The fishing sector faces a number of problems, most of them self inflicted. Overfishing and illegal fishing are the order of the day in the Lake Zone.
Worse still, unscrupulous surveillance officials are directly or indirectly involved in fishing using small-mesh nets, which poses a big threat to the Nile Perch.
In one of his recent audit reports, Controller and Auditor General Ludovick Utouh noted that the amount of immature Nile Perch caught rose from 83,157 tonnes in 2008 to 84,782 tonnes in 2010 in Mwanza, Mara and Kagera regions.
Recent data published by the Tanzania Industrial Fishing and Processors Association indicates that though the Lake Victoria Fisheries Organisation wants a maximum biomass of 382,500 tons to remain in the Tanzania section of the lake, Nile Perch fishing overshot the limit by 57 per cent in 2012.
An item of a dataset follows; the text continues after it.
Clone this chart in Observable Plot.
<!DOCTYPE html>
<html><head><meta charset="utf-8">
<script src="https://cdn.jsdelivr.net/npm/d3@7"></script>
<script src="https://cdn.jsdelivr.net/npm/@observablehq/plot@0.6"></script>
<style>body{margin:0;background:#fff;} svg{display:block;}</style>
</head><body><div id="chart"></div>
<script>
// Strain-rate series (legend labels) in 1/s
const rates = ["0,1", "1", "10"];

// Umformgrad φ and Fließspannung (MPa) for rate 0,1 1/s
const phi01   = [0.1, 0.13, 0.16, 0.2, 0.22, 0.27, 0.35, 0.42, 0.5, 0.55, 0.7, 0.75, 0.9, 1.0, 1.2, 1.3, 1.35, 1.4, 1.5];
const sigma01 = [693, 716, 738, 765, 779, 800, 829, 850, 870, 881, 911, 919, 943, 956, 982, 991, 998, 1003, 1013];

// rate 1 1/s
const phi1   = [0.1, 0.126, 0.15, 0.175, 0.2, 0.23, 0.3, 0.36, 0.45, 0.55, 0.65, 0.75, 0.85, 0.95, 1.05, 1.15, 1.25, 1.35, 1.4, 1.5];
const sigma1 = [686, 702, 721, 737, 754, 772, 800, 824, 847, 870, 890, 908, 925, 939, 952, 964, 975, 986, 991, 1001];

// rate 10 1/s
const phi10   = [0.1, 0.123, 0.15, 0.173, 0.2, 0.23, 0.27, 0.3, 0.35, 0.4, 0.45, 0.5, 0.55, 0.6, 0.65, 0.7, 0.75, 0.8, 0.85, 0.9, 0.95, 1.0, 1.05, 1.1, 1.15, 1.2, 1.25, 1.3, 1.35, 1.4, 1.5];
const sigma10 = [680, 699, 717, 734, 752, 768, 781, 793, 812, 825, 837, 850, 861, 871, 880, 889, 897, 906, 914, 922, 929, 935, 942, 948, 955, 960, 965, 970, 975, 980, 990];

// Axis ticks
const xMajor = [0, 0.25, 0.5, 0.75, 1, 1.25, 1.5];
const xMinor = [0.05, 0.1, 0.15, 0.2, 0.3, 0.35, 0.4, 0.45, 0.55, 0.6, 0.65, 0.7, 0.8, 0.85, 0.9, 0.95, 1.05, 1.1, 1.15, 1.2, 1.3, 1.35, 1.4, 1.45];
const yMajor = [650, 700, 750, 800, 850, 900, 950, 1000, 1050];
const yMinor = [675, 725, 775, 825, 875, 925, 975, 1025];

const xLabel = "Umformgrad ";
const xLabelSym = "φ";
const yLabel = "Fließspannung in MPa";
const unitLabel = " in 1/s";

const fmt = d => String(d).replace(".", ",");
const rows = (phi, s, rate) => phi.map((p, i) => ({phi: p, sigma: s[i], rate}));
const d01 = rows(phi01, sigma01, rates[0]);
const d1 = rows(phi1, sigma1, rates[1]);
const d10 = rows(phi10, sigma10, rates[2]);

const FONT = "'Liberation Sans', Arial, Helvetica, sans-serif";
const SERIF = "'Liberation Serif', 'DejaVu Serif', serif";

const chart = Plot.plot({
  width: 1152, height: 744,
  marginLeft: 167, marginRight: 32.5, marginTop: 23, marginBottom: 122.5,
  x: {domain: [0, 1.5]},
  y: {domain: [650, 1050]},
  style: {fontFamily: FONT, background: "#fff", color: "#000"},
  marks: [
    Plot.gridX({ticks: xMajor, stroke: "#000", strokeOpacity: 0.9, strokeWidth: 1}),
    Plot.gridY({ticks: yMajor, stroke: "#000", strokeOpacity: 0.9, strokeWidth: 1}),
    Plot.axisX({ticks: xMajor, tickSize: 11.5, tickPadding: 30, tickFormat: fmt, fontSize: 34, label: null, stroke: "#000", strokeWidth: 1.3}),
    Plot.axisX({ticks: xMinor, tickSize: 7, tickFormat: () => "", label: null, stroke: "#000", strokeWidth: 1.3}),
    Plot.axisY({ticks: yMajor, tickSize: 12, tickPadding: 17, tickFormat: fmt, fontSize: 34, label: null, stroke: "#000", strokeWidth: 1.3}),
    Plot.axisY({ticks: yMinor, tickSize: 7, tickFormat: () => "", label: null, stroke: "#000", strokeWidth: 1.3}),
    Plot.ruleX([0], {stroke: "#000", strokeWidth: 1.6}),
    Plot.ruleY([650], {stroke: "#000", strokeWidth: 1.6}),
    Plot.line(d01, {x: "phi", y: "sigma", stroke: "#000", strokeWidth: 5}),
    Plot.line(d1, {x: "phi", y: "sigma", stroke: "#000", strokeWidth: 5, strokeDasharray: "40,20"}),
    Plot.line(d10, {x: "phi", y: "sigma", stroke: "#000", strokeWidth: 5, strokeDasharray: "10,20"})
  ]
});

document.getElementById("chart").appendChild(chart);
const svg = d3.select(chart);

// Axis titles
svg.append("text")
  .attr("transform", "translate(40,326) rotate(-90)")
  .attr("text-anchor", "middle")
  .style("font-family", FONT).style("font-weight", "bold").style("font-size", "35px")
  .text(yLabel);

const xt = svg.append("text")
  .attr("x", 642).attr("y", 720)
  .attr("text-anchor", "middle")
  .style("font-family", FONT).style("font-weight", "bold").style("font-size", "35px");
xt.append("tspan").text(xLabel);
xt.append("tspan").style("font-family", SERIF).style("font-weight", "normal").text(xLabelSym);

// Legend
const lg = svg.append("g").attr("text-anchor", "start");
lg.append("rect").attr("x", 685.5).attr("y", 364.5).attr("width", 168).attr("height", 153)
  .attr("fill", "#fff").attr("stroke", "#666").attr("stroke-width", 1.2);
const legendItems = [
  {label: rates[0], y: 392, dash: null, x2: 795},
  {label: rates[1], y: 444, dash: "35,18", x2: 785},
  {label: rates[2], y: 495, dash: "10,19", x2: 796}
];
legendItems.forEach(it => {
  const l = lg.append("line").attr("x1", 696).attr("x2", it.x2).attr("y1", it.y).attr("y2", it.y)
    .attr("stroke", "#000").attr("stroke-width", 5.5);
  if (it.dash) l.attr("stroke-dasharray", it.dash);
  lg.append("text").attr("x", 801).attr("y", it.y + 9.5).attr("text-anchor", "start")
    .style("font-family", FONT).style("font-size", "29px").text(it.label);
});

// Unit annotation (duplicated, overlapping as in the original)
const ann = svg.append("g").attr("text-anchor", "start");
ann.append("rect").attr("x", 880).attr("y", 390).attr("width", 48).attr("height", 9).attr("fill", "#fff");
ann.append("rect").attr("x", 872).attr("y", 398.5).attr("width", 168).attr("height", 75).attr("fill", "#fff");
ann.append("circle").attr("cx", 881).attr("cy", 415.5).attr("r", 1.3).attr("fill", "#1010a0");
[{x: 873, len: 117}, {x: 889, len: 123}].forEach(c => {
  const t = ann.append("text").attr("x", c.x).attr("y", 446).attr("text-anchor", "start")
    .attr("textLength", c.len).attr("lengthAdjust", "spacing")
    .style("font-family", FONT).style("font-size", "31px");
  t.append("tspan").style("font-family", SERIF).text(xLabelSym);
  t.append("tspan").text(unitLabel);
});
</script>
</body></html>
This left just an estimated 64,141 tons of fish for regeneration. But while these man-made challenges are interfering with the balance of nature in the lakes, the fuel levy is also making life difficult for those who depend on fishing in the Exclusive Economic Zone (EEZ).
The government raised the fuel levy from Sh200 per litre to Sh263 per litre with the intention of collecting some Sh155.9 billion to help boost the Sh18.2 trillion 2013/14 budget.
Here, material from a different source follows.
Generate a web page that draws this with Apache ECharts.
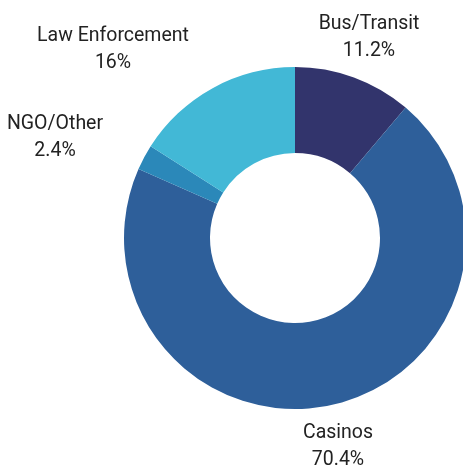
<!DOCTYPE html>
<html>
<head>
<meta charset="utf-8">
<script src="https://cdn.jsdelivr.net/npm/echarts@6/dist/echarts.min.js"></script>
<style>
html,body{margin:0;padding:0;background:#fff;}
#chart{width:463px;height:469px;}
</style>
</head>
<body>
<div id="chart"></div>
<script>
const categories = ['Bus/Transit', 'Casinos', 'NGO/Other', 'Law Enforcement'];
const values = [11.2, 70.4, 2.4, 16];
const colors = ['#32346c', '#2e5f9a', '#2b88b9', '#42b8d6'];
const labelSpots = [[369, 38], [338, 447], [55, 138], [113, 50]];

const chart = echarts.init(document.getElementById('chart'));
chart.setOption({
  animation: false,
  series: [{
    type: 'pie',
    center: [295, 238],
    radius: [85, 171],
    startAngle: 90,
    clockwise: true,
    silent: true,
    data: categories.map((c, i) => ({ name: c, value: values[i], itemStyle: { color: colors[i] } })),
    label: {
      show: true,
      position: 'outside',
      formatter: p => p.name + '\n' + p.value + '%',
      fontFamily: 'Roboto',
      fontSize: 19.5,
      lineHeight: 27,
      color: '#222',
      align: 'center',
      overflow: 'none',
      width: 200
    },
    labelLine: { show: false },
    labelLayout: function (params) {
      const s = labelSpots[params.dataIndex];
      return { x: s[0], y: s[1], align: 'center', verticalAlign: 'middle' };
    }
  }]
});
</script>
</body>
</html>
But both the private sector and Livestock and Fisheries Development Minister Titus Kamani say the levy is discouraging investment in fishing in Tanzania’s EEZ, forcing operators to lay at anchor all their fishing boats. This levy is yet another man-made problem that should not have arisen in the first place. The government must swiftly come up with credible responses to these challenges.
Taking into account all the vehicles in Dar and other major cities, the government would still collect enough from the fuel levy even if the fisheries sector were to be exempted from the tax. We believe the economic impact--through jobs and fish exports--of dumping the levy will be enough to compensate for the lost tax.